All true, until now.
In only the last five or perhaps ten years, a new paradigm is suddenly upon us, sweeping through the modern world like a wildfire fanned by the deep untapped desire of people to learn by watching and listening, not reading. We are talking about video, my friends: most notably YouTube videos, but also of course iTunesU, Vimeo, Coursera, OpenLearning etc. Young people increasingly go to YouTube as a default if they want to know something; now already the 2nd largest search engine in the world—next only to Google—and moving quickly to become one of the prime repositories of really useful knowledge on the planet.
For one-sentence knowledge, the printed word will remain king. What is the circumference of the earth? Who was the president after Lincoln? Where was the first mammoth discovered? For such tidbits of knowledge, the printed word is optimal. For large-scale knowledge, the printed word may also be harder to replace. But for everyday middle complexity information, which requires, or at least requests, something of an explanation, video will rule.

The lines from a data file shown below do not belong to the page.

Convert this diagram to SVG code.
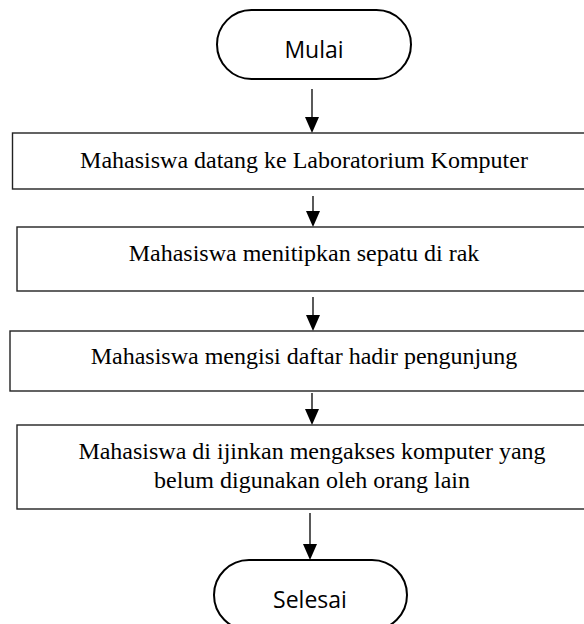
<svg xmlns="http://www.w3.org/2000/svg" width="584" height="624" viewBox="0 0 584 624">
  <style>
    .term { fill: #ffffff; stroke: #000000; stroke-width: 2; }
    .box { fill: #ffffff; stroke: #222222; stroke-width: 1.4; }
    .sans { font-family: "Open Sans", "Noto Sans", sans-serif; font-size: 23px; fill: #000000; text-anchor: middle; }
    .serif { font-family: "Liberation Serif", "Times New Roman", serif; font-size: 24px; fill: #000000; text-anchor: middle; }
    .shaft { stroke: #000000; stroke-width: 1.3; }
    .tip { fill: #000000; }
  </style>

  <rect width="584" height="624" fill="#ffffff"/>

  <!-- connectors: vertical shafts with filled triangular heads -->
  <g id="connectors">
    <line class="shaft" x1="312" y1="89" x2="312" y2="117"/>
    <path class="tip" d="M305,117 L319,117 L312,133 Z"/>
    <line class="shaft" x1="313" y1="196" x2="313" y2="211"/>
    <path class="tip" d="M306,211 L320,211 L313,227 Z"/>
    <line class="shaft" x1="313" y1="297" x2="313" y2="315"/>
    <path class="tip" d="M306,315 L320,315 L313,331 Z"/>
    <line class="shaft" x1="312" y1="393" x2="312" y2="409"/>
    <path class="tip" d="M305,409 L319,409 L312,425 Z"/>
    <line class="shaft" x1="310" y1="513" x2="310" y2="544"/>
    <path class="tip" d="M303,544 L317,544 L310,560 Z"/>
  </g>

  <g id="start">
    <rect class="term" x="217" y="10" width="194" height="69" rx="34.5" ry="34.5"/>
    <text class="sans" x="314" y="58">Mulai</text>
  </g>

  <g id="step1">
    <rect class="box" x="12.5" y="133" width="590" height="56"/>
    <text class="serif" x="304" y="168">Mahasiswa datang ke Laboratorium Komputer</text>
  </g>

  <g id="step2">
    <rect class="box" x="17" y="227" width="590" height="64"/>
    <text class="serif" x="304" y="261">Mahasiswa menitipkan sepatu di rak</text>
  </g>

  <g id="step3">
    <rect class="box" x="10" y="331" width="590" height="60"/>
    <text class="serif" x="304" y="364">Mahasiswa mengisi daftar hadir pengunjung</text>
  </g>

  <g id="step4">
    <rect class="box" x="17" y="425" width="590" height="84"/>
    <text class="serif" x="312" y="459">Mahasiswa di ijinkan mengakses komputer yang</text>
    <text class="serif" x="312" y="488">belum digunakan oleh orang lain</text>
  </g>

  <g id="end">
    <rect class="term" x="214" y="560" width="193" height="70" rx="35" ry="35"/>
    <text class="sans" x="310" y="608">Selesai</text>
  </g>
</svg>
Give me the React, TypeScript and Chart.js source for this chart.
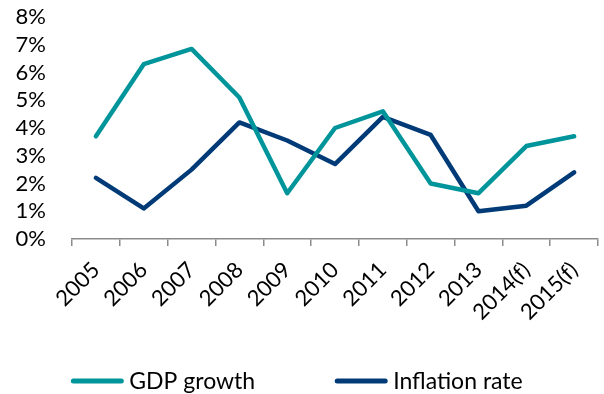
import { useEffect, useRef } from 'react';
import { Chart, registerables } from 'chart.js';

Chart.register(...registerables);

const categories = ['2005', '2006', '2007', '2008', '2009', '2010', '2011', '2012', '2013', '2014(f)', '2015(f)'];
const gdpGrowth = [3.7, 6.3, 6.85, 5.1, 1.65, 4.0, 4.6, 2.0, 1.65, 3.35, 3.7];
const inflationRate = [2.2, 1.1, 2.5, 4.2, 3.55, 2.7, 4.4, 3.75, 1.0, 1.2, 2.4];
const seriesNames = ['GDP growth', 'Inflation rate'];
const yMin = 0;
const yMax = 8;
const yStep = 1;

const FONT = 'Lato';
const TEAL = '#00959A';
const NAVY = '#003B78';
const AXIS_GRAY = '#8C8C8C';

const legendPlugin = {
  id: 'bottomLineLegend',
  afterDraw(chart: any) {
    const ctx = chart.ctx;
    const ds = chart.data.datasets;
    const size = 23;
    ctx.save();
    ctx.font = `${size}px ${FONT}`;
    const lineW = 52;
    const gapText = 6;
    const gapItem = 80;
    const widths = ds.map((d: any) => lineW + gapText + ctx.measureText(d.label).width);
    const total = widths.reduce((a: number, b: number) => a + b, 0) + gapItem * (ds.length - 1);
    let x = (chart.width - total) / 2 - 5;
    const y = chart.height - 13;
    ds.forEach((d: any, i: number) => {
      ctx.strokeStyle = d.borderColor;
      ctx.lineWidth = 5;
      ctx.lineCap = 'round';
      ctx.beginPath();
      ctx.moveTo(x + 2, y);
      ctx.lineTo(x + lineW - 2, y);
      ctx.stroke();
      ctx.fillStyle = '#000000';
      ctx.textAlign = 'left';
      ctx.textBaseline = 'middle';
      ctx.fillText(d.label, x + lineW + gapText, y + 1);
      x += widths[i] + gapItem;
    });
    ctx.restore();
  },
};

export default function App() {
  const canvasRef = useRef<HTMLCanvasElement | null>(null);

  useEffect(() => {
    document.body.style.margin = '0';
    const canvas = canvasRef.current;
    if (!canvas) return;
    const chart = new Chart(canvas, {
      type: 'line',
      data: {
        labels: categories,
        datasets: [
          {
            label: seriesNames[0],
            data: gdpGrowth,
            borderColor: TEAL,
            backgroundColor: TEAL,
            borderWidth: 4.5,
            pointRadius: 0,
            tension: 0,
            borderJoinStyle: 'round',
            borderCapStyle: 'round',
          },
          {
            label: seriesNames[1],
            data: inflationRate,
            borderColor: NAVY,
            backgroundColor: NAVY,
            borderWidth: 4.5,
            pointRadius: 0,
            tension: 0,
            borderJoinStyle: 'round',
            borderCapStyle: 'round',
          },
        ],
      },
      options: {
        responsive: false,
        animation: false,
        layout: { padding: { top: 17, right: 4, left: 0, bottom: 55 } },
        plugins: {
          legend: { display: false },
          tooltip: { enabled: false },
        },
        scales: {
          x: {
            type: 'category',
            offset: true,
            border: { display: true, color: AXIS_GRAY, width: 1.5 },
            grid: {
              display: true,
              offset: true,
              drawOnChartArea: false,
              drawTicks: true,
              tickLength: 7,
              color: AXIS_GRAY,
              lineWidth: 1.5,
            },
            ticks: {
              color: '#000000',
              font: { family: FONT, size: 22 },
              minRotation: 45,
              maxRotation: 45,
              autoSkip: false,
              padding: 11,
            },
            afterFit: (scale: any) => {
              scale.height = 100;
            },
          },
          y: {
            min: yMin,
            max: yMax,
            border: { display: false },
            grid: { display: false, drawTicks: false },
            ticks: {
              stepSize: yStep,
              autoSkip: false,
              color: '#000000',
              font: { family: FONT, size: 22 },
              padding: 26,
              callback: (v: any) => `${v}%`,
            },
            afterFit: (scale: any) => {
              scale.width = 72;
              scale.paddingTop = 0;
              scale.paddingBottom = 0;
            },
          },
        },
      },
      plugins: [legendPlugin],
    });
    return () => chart.destroy();
  }, []);

  return (
    <div style={{ width: 604, height: 394 }}>
      <canvas ref={canvasRef} width={604} height={394} style={{ display: 'block' }} />
    </div>
  );
}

How do I fix my lawnmower? Who were the greatest conquerors in history and why? What is Rational Trigonometry, and why is it so superior? Where are the best surfing spots in Sydney? What is the best way of chatting up a girl? For this kind of important info, and much, much else besides, most of us would rather get the answer from a person, using a combination of audio and visual representations. Video cannot be beaten here in my opinion.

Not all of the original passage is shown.